--- Directions for this task ---
Transcribe the listing exactly, leaving out every picture.

──────── Supplied information

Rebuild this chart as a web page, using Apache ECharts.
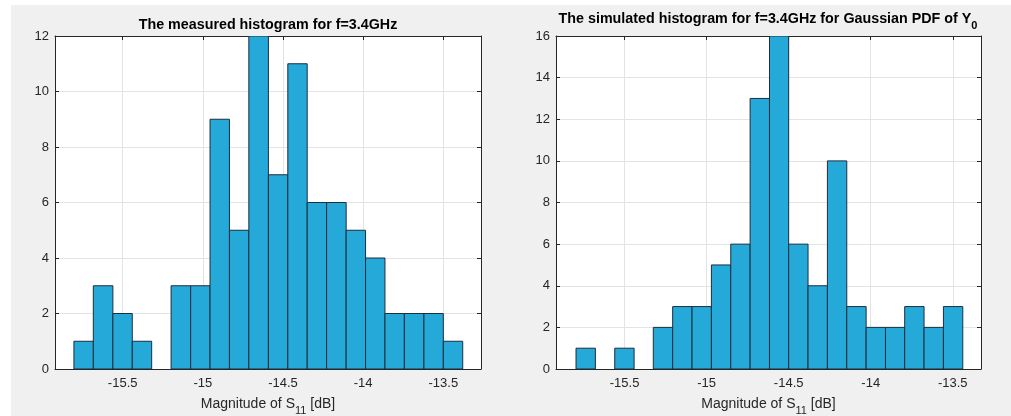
<!DOCTYPE html>
<html>
<head>
<meta charset="utf-8">
<script src="https://cdn.jsdelivr.net/npm/echarts@6/dist/echarts.min.js"></script>
<style>
html,body{margin:0;padding:0;background:#ffffff;}
#bg{position:absolute;left:11px;top:5px;width:1000px;height:411px;background:#f0f0f0;}
#main{position:absolute;left:0;top:0;width:1011px;height:416px;}
</style>
</head>
<body>
<div id="bg"></div>
<div id="main"></div>
<script>
// Measured histogram (left)
const measuredEdges = [-15.804, -15.683, -15.561, -15.440, -15.319, -15.198, -15.076, -14.955, -14.834, -14.713, -14.591, -14.470, -14.349, -14.228, -14.106, -13.985, -13.864, -13.743, -13.621, -13.500, -13.379];
const measuredCounts = [1, 3, 2, 1, 0, 3, 3, 9, 5, 12, 7, 11, 6, 6, 5, 4, 2, 2, 2, 1];
// Simulated histogram (right)
const simulatedEdges = [-15.796, -15.678, -15.560, -15.442, -15.325, -15.207, -15.089, -14.971, -14.853, -14.735, -14.617, -14.500, -14.382, -14.264, -14.146, -14.028, -13.910, -13.793, -13.675, -13.557, -13.439];
const simulatedCounts = [1, 0, 1, 0, 2, 3, 3, 5, 6, 13, 16, 6, 4, 10, 3, 2, 2, 3, 2, 3];

const leftTitle = 'The measured histogram for f=3.4GHz';
const rightTitle = 'The simulated histogram for f=3.4GHz for Gaussian PDF of Y';
const xName = 'Magnitude of S{sub|11} [dB]';

const FONT = 'Liberation Sans, Arial, sans-serif';
const AX = '#262626';
const GRIDC = '#e3e3e3';
const FILL = '#25a9d9';
const EDGE = '#1d2e3d';

function toData(edges, counts) {
  const out = [];
  for (let i = 0; i < counts.length; i++) out.push([edges[i], edges[i + 1], counts[i]]);
  return out;
}

function renderItem(params, api) {
  const c = api.value(2);
  if (!c) return null;
  const p0 = api.coord([api.value(0), 0]);
  const p1 = api.coord([api.value(1), c]);
  return {
    type: 'rect',
    shape: { x: p0[0], y: p1[1], width: p1[0] - p0[0], height: p0[1] - p1[1] },
    style: { fill: FILL, stroke: EDGE, lineWidth: 1 }
  };
}

function xMain(gi, min, max) {
  return {
    type: 'value', gridIndex: gi, position: 'bottom', min: min, max: max, splitNumber: 5,
    axisLine: { show: true, onZero: false, lineStyle: { color: AX, width: 1 } },
    axisTick: { show: true, inside: true, length: 4, lineStyle: { color: AX } },
    axisLabel: { color: AX, fontFamily: FONT, fontSize: 13, margin: 8, showMinLabel: false, showMaxLabel: false },
    splitLine: { show: true, lineStyle: { color: GRIDC, width: 1 } },
    name: xName, nameLocation: 'middle', nameGap: 23,
    nameTextStyle: {
      color: AX, fontFamily: FONT, fontSize: 14,
      rich: { sub: { fontFamily: FONT, fontSize: 11, color: AX, padding: [13, 0, 0, 0] } }
    }
  };
}
function xTop(gi, min, max) {
  return {
    type: 'value', gridIndex: gi, position: 'top', min: min, max: max, splitNumber: 5,
    axisLine: { show: true, onZero: false, lineStyle: { color: AX, width: 1 } },
    axisTick: { show: true, inside: true, length: 4, lineStyle: { color: AX } },
    axisLabel: { show: false }, splitLine: { show: false }
  };
}
function yMain(gi, max) {
  return {
    type: 'value', gridIndex: gi, position: 'left', min: 0, max: max, interval: 2,
    axisLine: { show: true, onZero: false, lineStyle: { color: AX, width: 1 } },
    axisTick: { show: true, inside: true, length: 4, lineStyle: { color: AX } },
    axisLabel: { color: AX, fontFamily: FONT, fontSize: 13, margin: 6 },
    splitLine: { show: true, lineStyle: { color: GRIDC, width: 1 } }
  };
}
function yRight(gi, max) {
  return {
    type: 'value', gridIndex: gi, position: 'right', min: 0, max: max, interval: 2,
    axisLine: { show: true, onZero: false, lineStyle: { color: AX, width: 1 } },
    axisTick: { show: true, inside: true, length: 4, lineStyle: { color: AX } },
    axisLabel: { show: false }, splitLine: { show: false }
  };
}

const chart = echarts.init(document.getElementById('main'), null, { renderer: 'canvas' });
chart.setOption({
  animation: false,
  backgroundColor: 'transparent',
  grid: [
    { left: 55, top: 36, width: 426, height: 333, show: true, backgroundColor: '#ffffff', borderWidth: 0, containLabel: false, outerBoundsMode: 'none' },
    { left: 556, top: 36, width: 425, height: 333, show: true, backgroundColor: '#ffffff', borderWidth: 0, containLabel: false, outerBoundsMode: 'none' }
  ],
  xAxis: [
    xMain(0, -15.922, -13.265),
    xTop(0, -15.922, -13.265),
    xMain(1, -15.918, -13.328),
    xTop(1, -15.918, -13.328)
  ],
  yAxis: [
    yMain(0, 12), yRight(0, 12),
    yMain(1, 16), yRight(1, 16)
  ],
  graphic: [
    { type: 'text', x: 268, y: 25, style: { text: leftTitle, font: 'bold 14.3px ' + FONT, fill: '#000', align: 'center', verticalAlign: 'middle' } },
    { type: 'text', x: 768, y: 19, style: {
        text: rightTitle + '{sub|0}', font: 'bold 14.3px ' + FONT, fill: '#000', align: 'center', verticalAlign: 'middle',
        rich: { sub: { font: 'bold 11px ' + FONT, fill: '#000', padding: [13, 0, 0, 0] } }
      } }
  ],
  series: [
    { type: 'custom', xAxisIndex: 0, yAxisIndex: 0, renderItem: renderItem, encode: { x: [0, 1], y: 2 }, data: toData(measuredEdges, measuredCounts), clip: true },
    { type: 'custom', xAxisIndex: 2, yAxisIndex: 2, renderItem: renderItem, encode: { x: [0, 1], y: 2 }, data: toData(simulatedEdges, simulatedCounts), clip: true }
  ]
});
</script>
</body>
</html>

────────────────

--- The answer ---
Rebuild this chart as a web page, using Apache ECharts.
<!DOCTYPE html>
<html>
<head>
<meta charset="utf-8">
<script src="https://cdn.jsdelivr.net/npm/echarts@6/dist/echarts.min.js"></script>
<style>
html,body{margin:0;padding:0;background:#ffffff;}
#bg{position:absolute;left:11px;top:5px;width:1000px;height:411px;background:#f0f0f0;}
#main{position:absolute;left:0;top:0;width:1011px;height:416px;}
</style>
</head>
<body>
<div id="bg"></div>
<div id="main"></div>
<script>
// Measured histogram (left)
const measuredEdges = [-15.804, -15.683, -15.561, -15.440, -15.319, -15.198, -15.076, -14.955, -14.834, -14.713, -14.591, -14.470, -14.349, -14.228, -14.106, -13.985, -13.864, -13.743, -13.621, -13.500, -13.379];
const measuredCounts = [1, 3, 2, 1, 0, 3, 3, 9, 5, 12, 7, 11, 6, 6, 5, 4, 2, 2, 2, 1];
// Simulated histogram (right)
const simulatedEdges = [-15.796, -15.678, -15.560, -15.442, -15.325, -15.207, -15.089, -14.971, -14.853, -14.735, -14.617, -14.500, -14.382, -14.264, -14.146, -14.028, -13.910, -13.793, -13.675, -13.557, -13.439];
const simulatedCounts = [1, 0, 1, 0, 2, 3, 3, 5, 6, 13, 16, 6, 4, 10, 3, 2, 2, 3, 2, 3];

const leftTitle = 'The measured histogram for f=3.4GHz';
const rightTitle = 'The simulated histogram for f=3.4GHz for Gaussian PDF of Y';
const xName = 'Magnitude of S{sub|11} [dB]';

const FONT = 'Liberation Sans, Arial, sans-serif';
const AX = '#262626';
const GRIDC = '#e3e3e3';
const FILL = '#25a9d9';
const EDGE = '#1d2e3d';

function toData(edges, counts) {
  const out = [];
  for (let i = 0; i < counts.length; i++) out.push([edges[i], edges[i + 1], counts[i]]);
  return out;
}

function renderItem(params, api) {
  const c = api.value(2);
  if (!c) return null;
  const p0 = api.coord([api.value(0), 0]);
  const p1 = api.coord([api.value(1), c]);
  return {
    type: 'rect',
    shape: { x: p0[0], y: p1[1], width: p1[0] - p0[0], height: p0[1] - p1[1] },
    style: { fill: FILL, stroke: EDGE, lineWidth: 1 }
  };
}

function xMain(gi, min, max) {
  return {
    type: 'value', gridIndex: gi, position: 'bottom', min: min, max: max, splitNumber: 5,
    axisLine: { show: true, onZero: false, lineStyle: { color: AX, width: 1 } },
    axisTick: { show: true, inside: true, length: 4, lineStyle: { color: AX } },
    axisLabel: { color: AX, fontFamily: FONT, fontSize: 13, margin: 8, showMinLabel: false, showMaxLabel: false },
    splitLine: { show: true, lineStyle: { color: GRIDC, width: 1 } },
    name: xName, nameLocation: 'middle', nameGap: 23,
    nameTextStyle: {
      color: AX, fontFamily: FONT, fontSize: 14,
      rich: { sub: { fontFamily: FONT, fontSize: 11, color: AX, padding: [13, 0, 0, 0] } }
    }
  };
}
function xTop(gi, min, max) {
  return {
    type: 'value', gridIndex: gi, position: 'top', min: min, max: max, splitNumber: 5,
    axisLine: { show: true, onZero: false, lineStyle: { color: AX, width: 1 } },
    axisTick: { show: true, inside: true, length: 4, lineStyle: { color: AX } },
    axisLabel: { show: false }, splitLine: { show: false }
  };
}
function yMain(gi, max) {
  return {
    type: 'value', gridIndex: gi, position: 'left', min: 0, max: max, interval: 2,
    axisLine: { show: true, onZero: false, lineStyle: { color: AX, width: 1 } },
    axisTick: { show: true, inside: true, length: 4, lineStyle: { color: AX } },
    axisLabel: { color: AX, fontFamily: FONT, fontSize: 13, margin: 6 },
    splitLine: { show: true, lineStyle: { color: GRIDC, width: 1 } }
  };
}
function yRight(gi, max) {
  return {
    type: 'value', gridIndex: gi, position: 'right', min: 0, max: max, interval: 2,
    axisLine: { show: true, onZero: false, lineStyle: { color: AX, width: 1 } },
    axisTick: { show: true, inside: true, length: 4, lineStyle: { color: AX } },
    axisLabel: { show: false }, splitLine: { show: false }
  };
}

const chart = echarts.init(document.getElementById('main'), null, { renderer: 'canvas' });
chart.setOption({
  animation: false,
  backgroundColor: 'transparent',
  grid: [
    { left: 55, top: 36, width: 426, height: 333, show: true, backgroundColor: '#ffffff', borderWidth: 0, containLabel: false, outerBoundsMode: 'none' },
    { left: 556, top: 36, width: 425, height: 333, show: true, backgroundColor: '#ffffff', borderWidth: 0, containLabel: false, outerBoundsMode: 'none' }
  ],
  xAxis: [
    xMain(0, -15.922, -13.265),
    xTop(0, -15.922, -13.265),
    xMain(1, -15.918, -13.328),
    xTop(1, -15.918, -13.328)
  ],
  yAxis: [
    yMain(0, 12), yRight(0, 12),
    yMain(1, 16), yRight(1, 16)
  ],
  graphic: [
    { type: 'text', x: 268, y: 25, style: { text: leftTitle, font: 'bold 14.3px ' + FONT, fill: '#000', align: 'center', verticalAlign: 'middle' } },
    { type: 'text', x: 768, y: 19, style: {
        text: rightTitle + '{sub|0}', font: 'bold 14.3px ' + FONT, fill: '#000', align: 'center', verticalAlign: 'middle',
        rich: { sub: { font: 'bold 11px ' + FONT, fill: '#000', padding: [13, 0, 0, 0] } }
      } }
  ],
  series: [
    { type: 'custom', xAxisIndex: 0, yAxisIndex: 0, renderItem: renderItem, encode: { x: [0, 1], y: 2 }, data: toData(measuredEdges, measuredCounts), clip: true },
    { type: 'custom', xAxisIndex: 2, yAxisIndex: 2, renderItem: renderItem, encode: { x: [0, 1], y: 2 }, data: toData(simulatedEdges, simulatedCounts), clip: true }
  ]
});
</script>
</body>
</html>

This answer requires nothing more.